Continuous testing on production

TLDR: You can run tests on production. It’s the ultimate integration test, but there are a few rules to follow.

Software delivery is always full of compromise. You either ship it (slightly) untested, or you don’t ship it at all.

There are a number of practices that are considered good and increase chances of your uninterrupted night sleep. It is generally a good idea to write tests. It is also good to run them before shipping things to prod. Ideally there are no failed tests. Ideally you can run tests and deploy changes before someone else merges a new change on top of yours. Ideally you can isolate the change you want for prod from the rest of the incoming changes. Ideally when you ship, things don’t break.

You could classify all the activities that boost your delivery confidence into two categories:

  1. Pre-release
  2. Post-release

A general convention is, that if you have enough gatekeeping in the pre-release stage, you can largely skip post-release activities. Sometimes this is taken as an unwritten belief. We’ve spent a bunch of time writing all these tests and doing the CI pipeline with reporting - surely now things are good enough?

Truth is, even with the 100% code coverage (which is rare, and also - unreasonable) you would rarely cover all possible permutations of the user input. Which, in turn, affects state of the system. Which creates unpredictable scenarios that were never tested for.

Which leads to things exploding.

Release pipeline is always a trade off. We have to be able to build and test within a reasonable time. If your test suite takes a few days to run, sure that might provide better coverage. But that will slow down the release process to a snail pace. The motto becomes “fail slow and break things”.

Not ideal.

Traditionally you’d have comprehensive unit tests, some integration tests and a suite of e2e smoke tests - covering the core scenarios, but not much else. Releasing becomes possible, edge cases rely largely on unit testing, and all in all this is a valid approach for most products.

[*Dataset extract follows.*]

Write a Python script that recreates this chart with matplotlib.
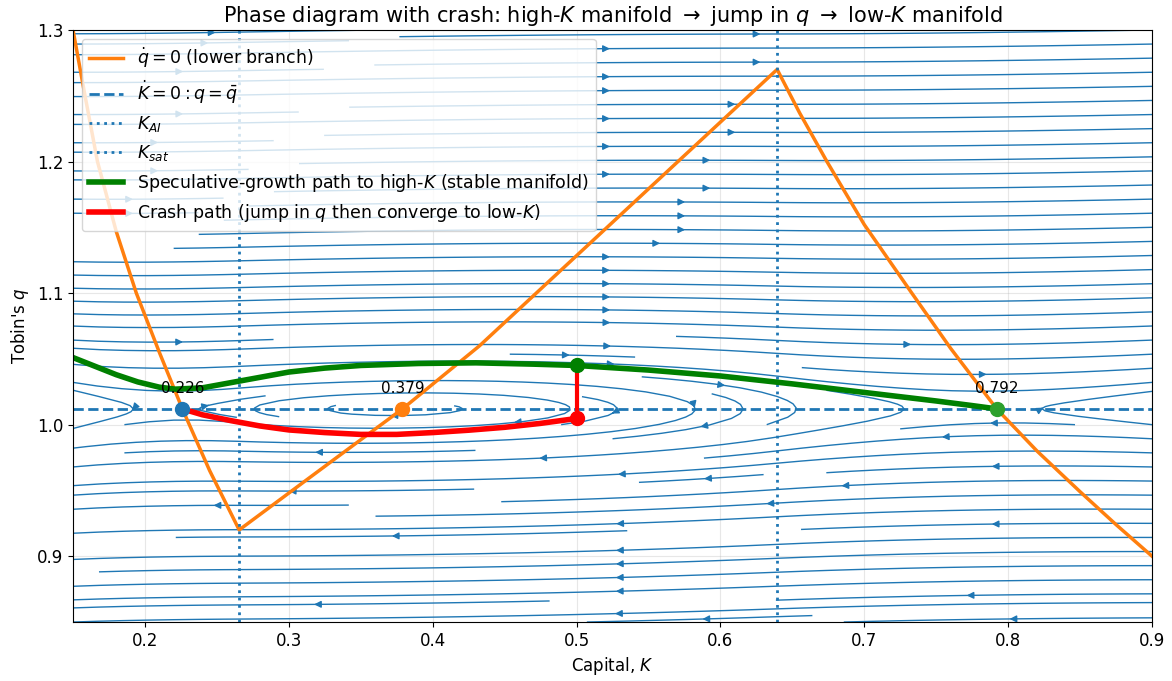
import numpy as np
import matplotlib
matplotlib.use("Agg")
import matplotlib.pyplot as plt

# q-dot = 0 curve (lower branch)
null_K = [0.15, 0.158, 0.167, 0.18, 0.194, 0.21, 0.226, 0.245, 0.2655,
          0.332, 0.379, 0.4326, 0.6394,
          0.655, 0.674, 0.70, 0.733, 0.76, 0.792, 0.82, 0.85, 0.875, 0.9]
null_q = [1.30, 1.252, 1.20, 1.147, 1.10, 1.055, 1.012, 0.965, 0.92,
          0.974, 1.012, 1.060, 1.27,
          1.237, 1.20, 1.152, 1.10, 1.058, 1.012, 0.980, 0.949, 0.924, 0.90]

q_bar = 1.012
K_AI = 0.2655
K_sat = 0.6394

eq_K = [0.226, 0.379, 0.792]
eq_colors = ["C0", "C1", "C2"]

# speculative growth path (stable manifold to high-K)
green_K = [0.15, 0.165, 0.18, 0.195, 0.21, 0.221, 0.24, 0.26, 0.28, 0.30, 0.325, 0.35, 0.39, 0.43,
           0.47, 0.50, 0.55, 0.60, 0.65, 0.70, 0.75, 0.775, 0.792]
green_q = [1.051, 1.0445, 1.038, 1.0325, 1.0285, 1.027, 1.028, 1.032, 1.036, 1.040, 1.043, 1.045, 1.0465,
           1.047, 1.046, 1.045, 1.0415, 1.037, 1.031, 1.0245, 1.018, 1.0145, 1.012]

# crash path (after jump, converge to low-K)
red_K = [0.226, 0.24, 0.26, 0.28, 0.30, 0.325, 0.35, 0.375, 0.40, 0.425, 0.45, 0.475, 0.50]
red_q = [1.012, 1.0075, 1.003, 0.999, 0.996, 0.994, 0.9926, 0.9926, 0.994, 0.9958, 0.998, 1.001, 1.0047]

K_jump = 0.5
q_before = 1.045
q_after = 1.0047

# vector field built from the nullclines
a, c = 1.0, 0.014
Kg = np.linspace(0.15, 0.9, 300)
qg = np.linspace(0.85, 1.3, 300)
KK, QQ = np.meshgrid(Kg, qg)
U = a * (QQ - q_bar)
V = c * (QQ - np.interp(KK, null_K, null_q))

fig, ax = plt.subplots(figsize=(11.72, 6.81), dpi=100)
fig.subplots_adjust(left=0.0623, right=0.983, top=0.956, bottom=0.0866)

ax.streamplot(KK, QQ, U, V, density=1.45, linewidth=1, arrowsize=1, color="C0")

ax.plot(null_K, null_q, color="C1", lw=2.5, label=r"$\dot{q}=0$ (lower branch)")
ax.axhline(q_bar, color="C0", ls="--", lw=2, label=r"$\dot{K}=0: q=\bar{q}$")
ax.axvline(K_AI, color="C0", ls=":", lw=2, label=r"$K_{AI}$")
ax.axvline(K_sat, color="C0", ls=":", lw=2, label=r"$K_{sat}$")

ax.plot(green_K, green_q, color="green", lw=4,
        label=r"Speculative-growth path to high-$K$ (stable manifold)")
ax.plot(red_K, red_q, color="red", lw=4,
        label=r"Crash path (jump in $q$ then converge to low-$K$)")
ax.plot([K_jump, K_jump], [q_after, q_before], color="red", lw=3)
ax.plot(K_jump, q_before, "o", color="green", ms=10)
ax.plot(K_jump, q_after, "o", color="red", ms=10)

for k, col in zip(eq_K, eq_colors):
    ax.plot(k, q_bar, "o", color=col, ms=10, zorder=5)
    ax.annotate(f"{k:.3f}", (k, q_bar), textcoords="offset points", xytext=(0, 9),
                ha="center", va="bottom", fontsize=11)

ax.set_xlim(0.15, 0.9)
ax.set_ylim(0.85, 1.3)
ax.set_xticks([0.2, 0.3, 0.4, 0.5, 0.6, 0.7, 0.8, 0.9])
ax.set_yticks([0.9, 1.0, 1.1, 1.2, 1.3])
ax.tick_params(labelsize=12)
ax.grid(alpha=0.3)
ax.set_xlabel(r"Capital, $K$", fontsize=12)
ax.set_ylabel(r"Tobin's $q$", fontsize=12)
ax.set_title(r"Phase diagram with crash: high-$K$ manifold $\rightarrow$ jump in $q$ $\rightarrow$ low-$K$ manifold",
             fontsize=15)
ax.legend(loc="upper left", fontsize=12.5)

fig.savefig("out.png", dpi=100)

We could also complement this with continuous tests running on production.

Once we are on prod, things don’t have to be lightning fast. We can have comprehensive e2e tests running for real, trying every possible permutation of user scenarios. Ideally, also performing a good clean up and keep the system state affected to a minimum. It doesn’t matter if test run takes a few days to complete. We are always running against the most recent version of the system that is actually exposed to our users. Any regression encountered is a legitimate issue.

We can now use scenario factories and generate tests to cover for more permutations. Sure, it’ll take more time to run - but now this is not blocking anyone, and can take its time. In fact, you could throttle down the execution of the tests, to keep the load to a minimum. Maybe throttle up if there are known time windows while real users are asleep.

A few companies I used to work for used this approach. You’d have production tests running constantly, 24/7. If something breaks, that would often trigger a PagerDuty event. Sometimes that would mean a copy change that snuck through the release pipeline. Sometimes that would be an intermittent service availability issue. Sometimes that would be a legitimate regression that was not caught otherwise.

Production tests do require a certain discipline. They cannot affect experience of your end users in any way. Data clean up could be a challenge since e2e tests rarely guarantee successful cleanup after run. You might not be able to re-purpose existing tests, and will have to maintain yet another suite of tests. And of course, failures on production should be properly reported and handled - which implies some level of on-call team dedication.

Side note - if you are not in a position to commit to a proper on-call - you might be able to introduce a Tiger Team rota. This is effectively on-call, but run across org and traditionally only during work hours. This does mean you’ll have to dedicate some team capacity - but that is always the cost of maintenance, which is proportionate to the amount of software you have shipped.

Footnote

This article was hand typed by a human, and no AI was used in making of this blogpost. I used to run things through Grammarly before publishing, but at this point I’d be inclined to keep the mistakes in - that’s something that humans do and computers don’t.